S'agissait-il de « guérisons miraculeuses » ou de chocs psychosomatiques engendrés par l'émotion ressentie en présence du Roi de France et de la grande confiance en ce personnage ? Il est vrai que « la foi peut soulever des montages » et les malades à qui les écrouelles furent guéries avaient la foi. Ils croyaient en Dieu et en leur souverain.
Le souverain croyait aussi en sa mission et en son pouvoir... du moins jusqu'à une époque relativement récente.

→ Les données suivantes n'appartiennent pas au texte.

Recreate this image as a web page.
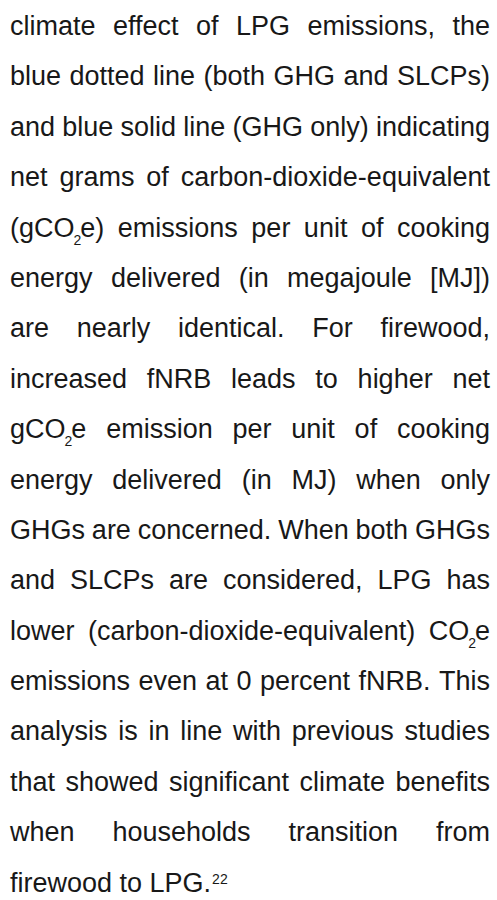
<!DOCTYPE html>
<html>
<head>
<meta charset="utf-8">
<script src="https://cdn.jsdelivr.net/npm/chart.js@4"></script>
<style>
  html, body { margin: 0; padding: 0; background: #fff; }
  #text {
    position: absolute;
    left: 10px;
    top: 1px;
    width: 480px;
    font-family: "Liberation Sans", Arial, Helvetica, sans-serif;
    font-size: 27px;
    line-height: 50.4px;
    color: #181818;
  }
  .ln { display: flex; justify-content: space-between; height: 50.4px; white-space: nowrap; }
  .ln.last { display: block; }
  sub { font-size: 14px; vertical-align: -8px; line-height: 0; margin: 0 -1px; }
  sup { font-size: 14px; vertical-align: 8px; line-height: 0; margin-left: 1px; }
</style>
</head>
<body>
<div id="text"></div>
<script>
  // Paragraph lines as they break in the reference
  const lines = [
    'climate effect of LPG emissions, the',
    'blue dotted line (both GHG and SLCPs)',
    'and blue solid line (GHG only) indicating',
    'net grams of carbon-dioxide-equivalent',
    '(gCO<sub>2</sub>e) emissions per unit of cooking',
    'energy delivered (in megajoule [MJ])',
    'are nearly identical. For firewood,',
    'increased fNRB leads to higher net',
    'gCO<sub>2</sub>e emission per unit of cooking',
    'energy delivered (in MJ) when only',
    'GHGs are concerned. When both GHGs',
    'and SLCPs are considered, LPG has',
    'lower (carbon-dioxide-equivalent) CO<sub>2</sub>e',
    'emissions even at 0 percent fNRB. This',
    'analysis is in line with previous studies',
    'that showed significant climate benefits',
    'when households transition from',
    'firewood to LPG.<sup>22</sup>'
  ];

  const box = document.getElementById('text');
  lines.forEach((l, i) => {
    const row = document.createElement('div');
    if (i === lines.length - 1) {
      row.className = 'ln last';
      row.innerHTML = l;
    } else {
      row.className = 'ln';
      l.split(' ').forEach(w => {
        const s = document.createElement('span');
        s.innerHTML = w;
        row.appendChild(s);
      });
    }
    box.appendChild(row);
  });
</script>
</body>
</html>
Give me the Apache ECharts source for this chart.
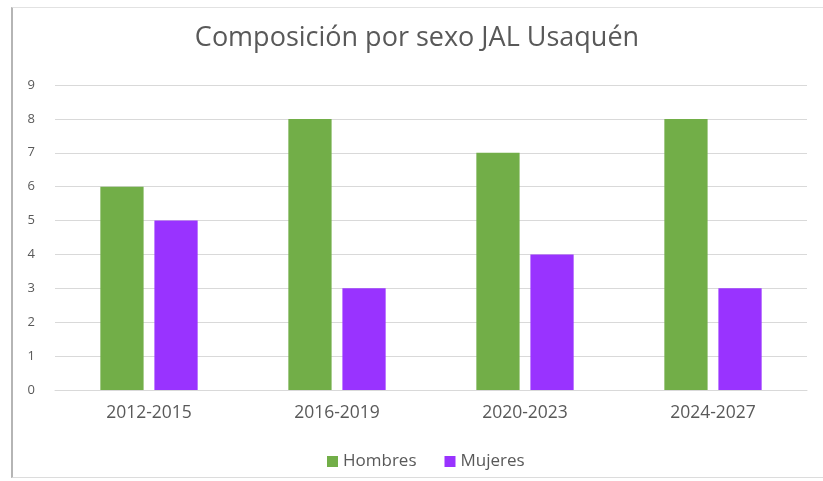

C'est sans grande conviction que le 31 mai 1825 Charles X procéda à la dernière cérémonie de « guérison des écrouelles ». le rois, semble-t-il, doutait de sa légitimité et craignait les moqueries de ses libéraux. Il pensait que le peuple croyait moins au pouvoir miraculeux de la main royale. Il n'eut pas devant lui 2500 malades comme en avait reçu Louis XIV dans une journée. Accompagnée de son chirurgien Dupuytren, il s'approcha timidement des 121 scrofuleux qui, eux, croyaient en lui. Mais Charles X était bien loin d'avoir l'assurance de ses prédécesseurs. Il accomplit sans conviction les gestes rituels, puis, comme pour s'excuser, il se retira sur ces paroles de doute qu'il adressa maladroitement aux malades : « Mes chers amis, je vous ai apporté des paroles de consolation ; je vous souhaite vivement que vous guérissiez »... Cependant le chirurgien Dupuytren constata plus tard que sur les 121 malades touchés par le roi, 5 avaient été définitivement guéris.